Sunday, March 19, 2017

Slow Cooked

Now I am going to write about oxtail stew. It may sound disgusting but oxtail can be slow cooked into a fall apart beautiful meal. Its flavor is that of beef and is slightly milder than it. You can purchase it in packages with the bone in. As you can imagine, the tail of the ox does a lot of work so you will need to slow cook it otherwisse it will be very tough. The more the muscle is used, the tougher it will be so the longer and slower you should cook it. Depending on how much oxtail you purchase quantities may very. I purchased two pounds from Walmart for 10 dollars. Ox tail is very versatile because you have to slow cook it so any flavors you combine it with will infuse in the meat. This stew takes around 8+ hours, but it requires very little maintenance. I cooked mine on the stove top but you can put it in an over or possibly a crock pot. Man upscale restaurants have begun to use oxtail in their menus. Follow this for a Sunday dinner for the week.

The quantities listed will be for two pounds of oxtail each piece about 2-3 inches in diameter. Leave the bone in because it will keep the meat from separating into unidentifiable pieces. You will need the vegetables listed but in your preferred quantities. You can add any vegetables. This is a very versatile dish and can be tailored to your own tastes. For other vegetables try hearty ones that will keep their shape during cooking like potatoes, parsnips, and other large vegetables. I used carrots and celery with onion as mise en place. Which is a term used to describe the prep work before making a dish. Start by searing the oxtail in a smoking pan with olive oil.
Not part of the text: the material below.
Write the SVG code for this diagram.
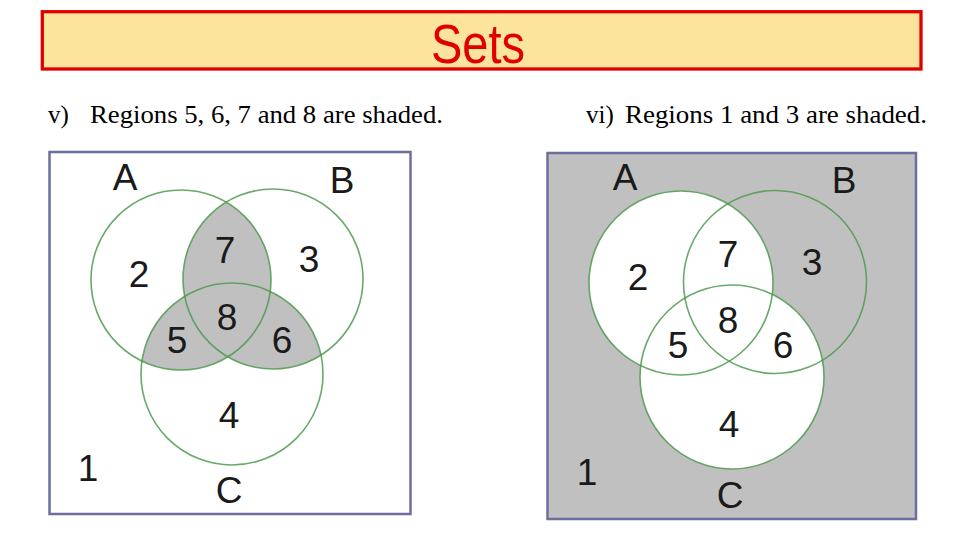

Brown the oxtail on all sides and place it on a plate. Add four sliced yellow onions and the diced carrots and celery. If you have potatoes save them for when there is stock... they will only take 30 minutes to cook. If you have frozen peas add those 4-5 minutes before serving. After adding the vegetables stir in 4 table spoons of flour and combine until it is cooked out 1-2 minutes. Then you add the browned meat back in. This is also a good time to add in any other stew meat you may have. Follow by deglazing the pan with 1/3 a bottle of red wine. Wine for cooking should be cheap, dry and not fancy. Any fragrance or fancy infusions will take away from the flavor. I used a Cabernet Sauvingion from Walmart that I purchased for 6.50 dollars. If you would like substitutions I would suggest a guinness beer or slug of stout. If you would like options with out alcohol then chicken or beef stock will do just fine. In this case any liquid, even water, will work fine. Then Scrape the bottom of the pan and add stock or water to cover. Add thyme or other spices now. If they are fresh wait until the end to add them. If you add fresh herbs now, They will wilt and lose their flavor. Ending herbs would be parsley, or cilantro. Depending on your tastes you can can make a gremolata which is a dry dressing with herbs and citrus zest. After you finalize your flavor profile, simmer it for 6-8 hours and serve over rice or potatoes.